À ce propos, le premier cas en France a été identifié dans une zone commerciale de la commune de Propriano en Corse, et ce, en dépit de la mise en œuvre, depuis 2014, d’un plan de surveillance et de contrôle phytosanitaire renforcé à la frontière franco-italienne et en dépit de la mobilisation de toute l’Union européenne qui a adopté, le 28 avril 2015, des mesures fortement renforcées et communes à tous les Etats membres. L’Union estime que la bataille contre xyllela ne peut être efficace que si elle est collectivement menée.
Durant les derniers mois, l’Agence européenne de sécurité des aliments (EFSA) a identifié de nouveaux foyers au Portugal. Elle en a été déjà détectée en Espagne, premier pays oléicole.
Cela pour dire que cet insecte peut migrer facilement d’un pays à un autre à la faveur des moyens de locomotion et de la mobilité des personnes. Plus simplement, cette bactérie peut voyager en bateau, en voiture, en avion et par train.
Le risque pour la Tunisie est très élevé
Cela pour dire également que si les européens, forts de leur puissance financière et intransigeance en matière de contrôle phytosanitaire, ne sont pas parvenus à limiter à l’Italie les dégâts occasionnés par la Xyllela, que peut faire un petit pays comme la Tunisie, qui plus est en crise, si jamais cette bactérie tueuse arrive à traverser la Méditerranée.
Moralité de l’histoire : le risque est hélas très élevé d’autant plus que la Tunisie compte une importante colonie en Italie et en Corse. À titre préventif, il serait conseillé de procéder déjà à des prélèvements, d’intensifier le contrôle phytosanitaire aux postes frontaliers et de solliciter, à cette fin, la coopération de l’Union européenne.

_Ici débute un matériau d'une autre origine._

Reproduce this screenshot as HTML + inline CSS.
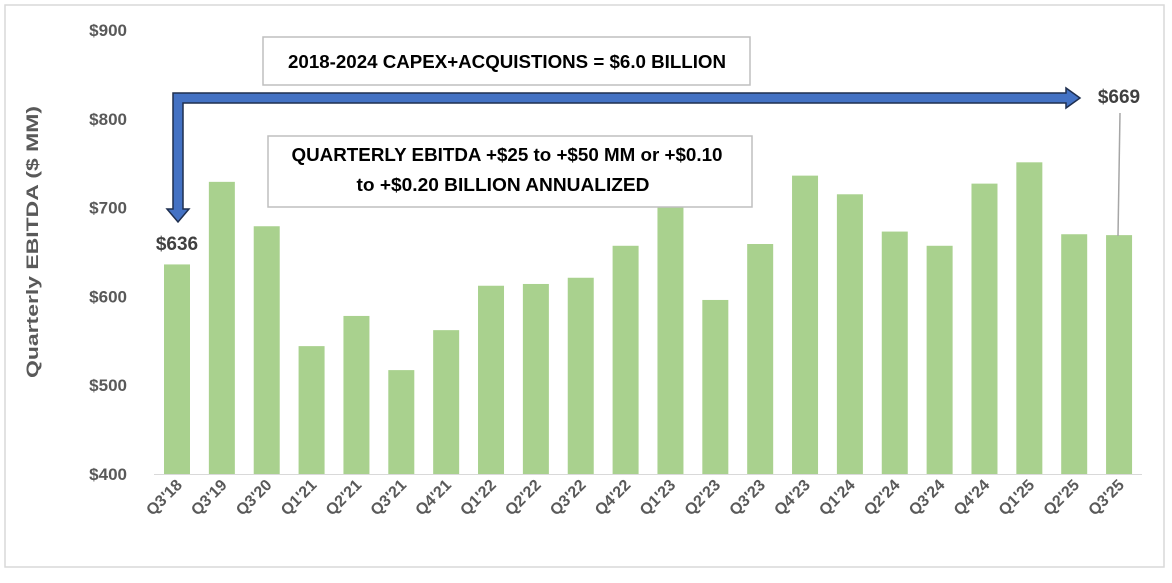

Une attention particulière doit être accordée à l’importation de plants que ce soit à titre professionnel ou personnel. Ainsi, des plants de lauriers importés pour fleurir sa maison pourraient être porteurs de la xylella fastidiosa.
La Tunisie pourrait également tirer profit de l’expertise européenne, notamment italienne, en matière de lutte contre cette bactérie. À ce propos, même si aucun remède n’a été mis au point, jusqu’à ce jour, les agronomes italiens ont eu le mérite de découvrir des variétés d’oliviers qui résistent à cette bactérie et d’utiliser des drones pour détecter de manière précoce les parcelles d’oliveraies infectées.
Espérons que le ministère de l’Agriculture est conscient des dégâts que pourrait occasionner la lèpre des oliviers si elle parvient à traverser la Méditerranée.